Written request — Print nothing but the lines from the start of the listing below through the line that contains "anchor=base east] (a0000)". Do not include the pictures.

Task input —

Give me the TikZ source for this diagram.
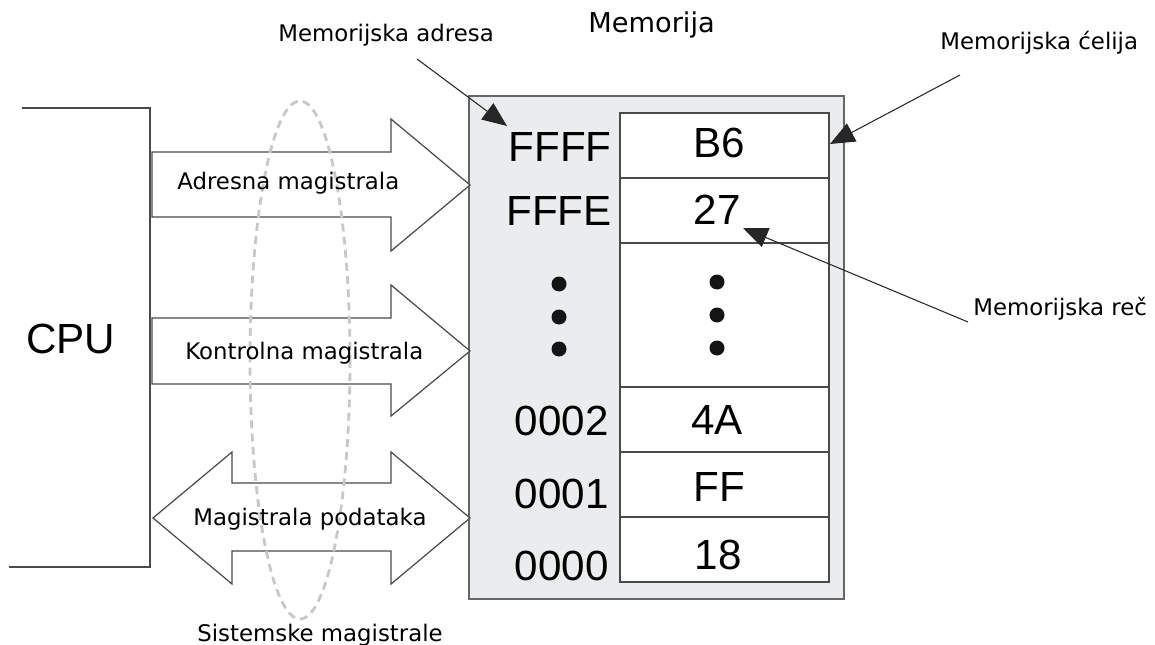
\documentclass[tikz,border=0pt]{standalone}
\usepackage{fontspec}
\setmainfont{DejaVu Sans}
\newfontfamily\hexfont{Liberation Sans}
\usetikzlibrary{arrows.meta}

\definecolor{memfill}{HTML}{EBECED}
\definecolor{edge}{HTML}{4A4A4A}
\definecolor{sysbus}{HTML}{C8C8C8}

\begin{document}
\begin{tikzpicture}[x=0.02cm, y=-0.02cm,
  caption/.style={font=\fontsize{13}{15}\selectfont, inner sep=0pt, anchor=base west},
  hex/.style={font=\hexfont\fontsize{24}{28}\selectfont, inner sep=0pt},
  bus/.style={draw=edge, line width=0.7pt, fill=white, line join=miter},
  pointer/.style={draw=black!85, line width=0.6pt, -{Triangle[length=14pt, width=11.5pt]}},
  membox/.style={draw=black!60, line width=0.9pt, fill=memfill},
  cellrow/.style={draw=edge, line width=0.8pt},
  dotmark/.style={fill=black!92},
  ring/.style={draw=sysbus, line width=1.6pt, dash pattern=on 4.5pt off 3pt}
]
\useasboundingbox (0,0) rectangle (1155,645);

% CPU outline
\draw[draw=edge, line width=0.8pt] (22,108) -- (150,108) -- (150,567) -- (9,567);
\node[hex, anchor=base west] (cpu) at (26,353) {CPU};

% memory block
\draw[membox] (469,96) rectangle (844,599);
\draw[cellrow, fill=white] (620,113) rectangle (829,582);
\foreach \yy in {178,243,387,452,517}
  \draw[cellrow] (620,\yy) -- (829,\yy);

% addresses
\node[hex, anchor=base east] (aFFFF) at (612,162) {FFFF};
\node[hex, anchor=base east] (aFFFE) at (612,225) {FFFE};
\node[hex, anchor=base east] (a0002) at (609,435) {0002};
\node[hex, anchor=base east] (a0001) at (609,508) {0001};
\node[hex, anchor=base east] (a0000) at (609,580) {0000};

% contents
\node[hex, anchor=base] (vB6) at (719,158) {B6};
\node[hex, anchor=base] (v27) at (717,224) {27};
\node[hex, anchor=base] (v4A) at (717,434) {4A};
\node[hex, anchor=base] (vFF) at (719,501) {FF};
\node[hex, anchor=base] (v18) at (718,569) {18};

% ellipsis dots
\foreach \yy in {284,317,349} \fill[dotmark] (559,\yy) circle [radius=7.5];
\foreach \yy in {282,315,348} \fill[dotmark] (717,\yy) circle [radius=7.5];

% buses
\draw[bus] (152,152) -- (391,152) -- (391,119) -- (470,185) -- (391,251)
  -- (391,217) -- (152,217) -- cycle;
\draw[bus] (152,318) -- (391,318) -- (391,285) -- (470,351) -- (391,416)
  -- (391,384) -- (152,384) -- cycle;
\draw[bus] (153,518) -- (232,452) -- (232,483) -- (391,483) -- (391,452)
  -- (470,518) -- (391,584) -- (391,551) -- (232,551) -- (232,584) -- cycle;

% system bus grouping
\draw[ring] (300,360) ellipse [x radius=50, y radius=259];

\node[caption] (adrbus) at (177,190) {Adresna magistrala};
\node[caption] (ctlbus) at (185,359) {Kontrolna magistrala};
\node[caption] (databus) at (193,525) {Magistrala podataka};
\node[caption] (sysbuses) at (197,641) {Sistemske magistrale};

% titles and callouts
\node[caption, font=\fontsize{15.5}{18}\selectfont] (memtitle) at (588,33) {Memorija};
\node[caption] (lbladdr) at (278,42) {Memorijska adresa};
\node[caption] (lblcell) at (940,50) {Memorijska ćelija};
\node[caption] (lblword) at (973,315) {Memorijska reč};

\coordinate (addrFrom) at (417,59);
\coordinate (addrTo) at (507,126);
\coordinate (cellFrom) at (960,75);
\coordinate (cellTo) at (830,144);
\coordinate (wordFrom) at (968,322);
\coordinate (wordTo) at (743,228);

\draw[pointer] (addrFrom) -- (addrTo);
\draw[pointer] (cellFrom) -- (cellTo);
\draw[pointer] (wordFrom) -- (wordTo);
\end{tikzpicture}
\end{document}
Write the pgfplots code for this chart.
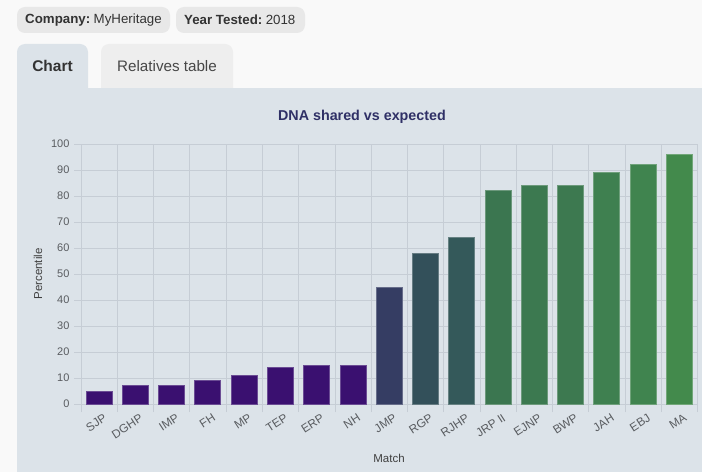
\documentclass[border=0pt]{standalone}
\usepackage{fontspec}
\setmainfont{Liberation Sans}
\usepackage{pgfplots}
\pgfplotsset{compat=1.18}
\definecolor{pagebg}{HTML}{F9F9F9}
\definecolor{panel}{HTML}{DCE3E9}
\definecolor{pill}{HTML}{E8E8E8}
\definecolor{tabtwo}{HTML}{EEEEEE}
\definecolor{gridc}{HTML}{C6CDD5}
\definecolor{ticklab}{HTML}{595C60}
\definecolor{titlec}{HTML}{2F3066}
\definecolor{b1}{HTML}{3A1070}
\definecolor{b2}{HTML}{353D63}
\definecolor{b3}{HTML}{33505A}
\definecolor{b4}{HTML}{34595A}
\definecolor{b5}{HTML}{3B7650}
\definecolor{b6}{HTML}{3C7950}
\definecolor{b7}{HTML}{3D7950}
\definecolor{b8}{HTML}{3F8050}
\definecolor{b9}{HTML}{40844F}
\definecolor{b10}{HTML}{438A4C}
\begin{document}
\begin{tikzpicture}
\useasboundingbox (0pt,0pt) rectangle (702pt,472pt);
\fill[pagebg] (0pt,0pt) rectangle (702pt,472pt);
% pills
\fill[pill, rounded corners=8pt] (17pt,439pt) rectangle (170pt,465pt);
\fill[pill, rounded corners=8pt] (176pt,439pt) rectangle (305pt,465pt);
\node[anchor=west, text=black!80, font=\fontsize{13.3}{15}\selectfont, inner sep=0pt] at (25pt,452pt) {\textbf{Company:}\hspace{3.5pt}MyHeritage};
\node[anchor=west, text=black!80, font=\fontsize{13.3}{15}\selectfont, inner sep=0pt] at (184pt,452pt) {\textbf{Year Tested:}\hspace{3.5pt}2018};
% tabs
\fill[panel, rounded corners=8pt] (17pt,370pt) rectangle (88pt,428pt);
\fill[tabtwo, rounded corners=8pt] (101pt,370pt) rectangle (233pt,428pt);
\fill[panel] (17pt,0pt) rectangle (702pt,384pt);
\node[text=black!80, font=\bfseries\fontsize{15.5}{18}\selectfont, inner sep=0pt] at (52.5pt,406pt) {Chart};
\node[text=black!72, font=\fontsize{15.2}{18}\selectfont, inner sep=0pt] at (167pt,406pt) {Relatives table};
% title and labels
\node[text=titlec, font=\bfseries\fontsize{14.3}{17}\selectfont, inner sep=0pt] at (362pt,355pt) {DNA shared vs expected};
\node[text=black!75, font=\fontsize{11.5}{13}\selectfont, inner sep=0pt, rotate=90] at (38pt,198pt) {Percentile};
\node[text=black!75, font=\fontsize{11.5}{13}\selectfont, inner sep=0pt] at (389pt,14pt) {Match};
\begin{axis}[
  at={(81pt,68pt)}, anchor=south west,
  scale only axis, width=616.5pt, height=260pt,
  xmin=-0.5, xmax=16.5, ymin=0, ymax=100,
  axis line style={draw=none},
  xtick={0,...,16},
  xticklabels={SJP,DGHP,IMP,FH,MP,TEP,ERP,NH,JMP,RGP,RJHP,JRP II,EJNP,BWP,JAH,EBJ,MA},
  minor xtick={-0.5,0.5,...,16.5},
  ytick={0,10,...,100},
  xminorgrids=true, ymajorgrids=true, xmajorgrids=false,
  grid style={gridc, line width=0.7pt},
  minor grid style={gridc, line width=0.7pt},
  tick align=outside, xtick pos=bottom, ytick pos=left,
  major tick length=7pt, minor tick length=8pt,
  tick style={gridc, line width=0.7pt},
  every major x tick/.append style={draw=none},
  ticklabel style={text=ticklab, font=\fontsize{11}{13}\selectfont},
  /pgf/number format/assume math mode=true,
  xticklabel style={rotate=33, anchor=north east, font=\fontsize{11.8}{13}\selectfont, xshift=3pt, yshift=-3pt, inner sep=1pt},
  yticklabel style={xshift=-1pt},
  every axis plot/.append style={ybar, bar width=26pt, bar shift=0pt, line width=0.9pt},
]
\addplot[fill=b1, draw=b1!75!white] coordinates {(0,5)};
\addplot[fill=b1, draw=b1!75!white] coordinates {(1,7)};
\addplot[fill=b1, draw=b1!75!white] coordinates {(2,7)};
\addplot[fill=b1, draw=b1!75!white] coordinates {(3,9)};
\addplot[fill=b1, draw=b1!75!white] coordinates {(4,11)};
\addplot[fill=b1, draw=b1!75!white] coordinates {(5,14)};
\addplot[fill=b1, draw=b1!75!white] coordinates {(6,15)};
\addplot[fill=b1, draw=b1!75!white] coordinates {(7,15)};
\addplot[fill=b2, draw=b2!75!white] coordinates {(8,45)};
\addplot[fill=b3, draw=b3!75!white] coordinates {(9,58)};
\addplot[fill=b4, draw=b4!75!white] coordinates {(10,64)};
\addplot[fill=b5, draw=b5!75!white] coordinates {(11,82)};
\addplot[fill=b6, draw=b6!75!white] coordinates {(12,84)};
\addplot[fill=b7, draw=b7!75!white] coordinates {(13,84)};
\addplot[fill=b8, draw=b8!75!white] coordinates {(14,89)};
\addplot[fill=b9, draw=b9!75!white] coordinates {(15,92)};
\addplot[fill=b10, draw=b10!75!white] coordinates {(16,96)};
\end{axis}
\end{tikzpicture}
\end{document}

Solution for this problem —
Give me the TikZ source for this diagram.
\documentclass[tikz,border=0pt]{standalone}
\usepackage{fontspec}
\setmainfont{DejaVu Sans}
\newfontfamily\hexfont{Liberation Sans}
\usetikzlibrary{arrows.meta}

\definecolor{memfill}{HTML}{EBECED}
\definecolor{edge}{HTML}{4A4A4A}
\definecolor{sysbus}{HTML}{C8C8C8}

\begin{document}
\begin{tikzpicture}[x=0.02cm, y=-0.02cm,
  caption/.style={font=\fontsize{13}{15}\selectfont, inner sep=0pt, anchor=base west},
  hex/.style={font=\hexfont\fontsize{24}{28}\selectfont, inner sep=0pt},
  bus/.style={draw=edge, line width=0.7pt, fill=white, line join=miter},
  pointer/.style={draw=black!85, line width=0.6pt, -{Triangle[length=14pt, width=11.5pt]}},
  membox/.style={draw=black!60, line width=0.9pt, fill=memfill},
  cellrow/.style={draw=edge, line width=0.8pt},
  dotmark/.style={fill=black!92},
  ring/.style={draw=sysbus, line width=1.6pt, dash pattern=on 4.5pt off 3pt}
]
\useasboundingbox (0,0) rectangle (1155,645);

% CPU outline
\draw[draw=edge, line width=0.8pt] (22,108) -- (150,108) -- (150,567) -- (9,567);
\node[hex, anchor=base west] (cpu) at (26,353) {CPU};

% memory block
\draw[membox] (469,96) rectangle (844,599);
\draw[cellrow, fill=white] (620,113) rectangle (829,582);
\foreach \yy in {178,243,387,452,517}
  \draw[cellrow] (620,\yy) -- (829,\yy);

% addresses
\node[hex, anchor=base east] (aFFFF) at (612,162) {FFFF};
\node[hex, anchor=base east] (aFFFE) at (612,225) {FFFE};
\node[hex, anchor=base east] (a0002) at (609,435) {0002};
\node[hex, anchor=base east] (a0001) at (609,508) {0001};
\node[hex, anchor=base east] (a0000) at (609,580) {0000};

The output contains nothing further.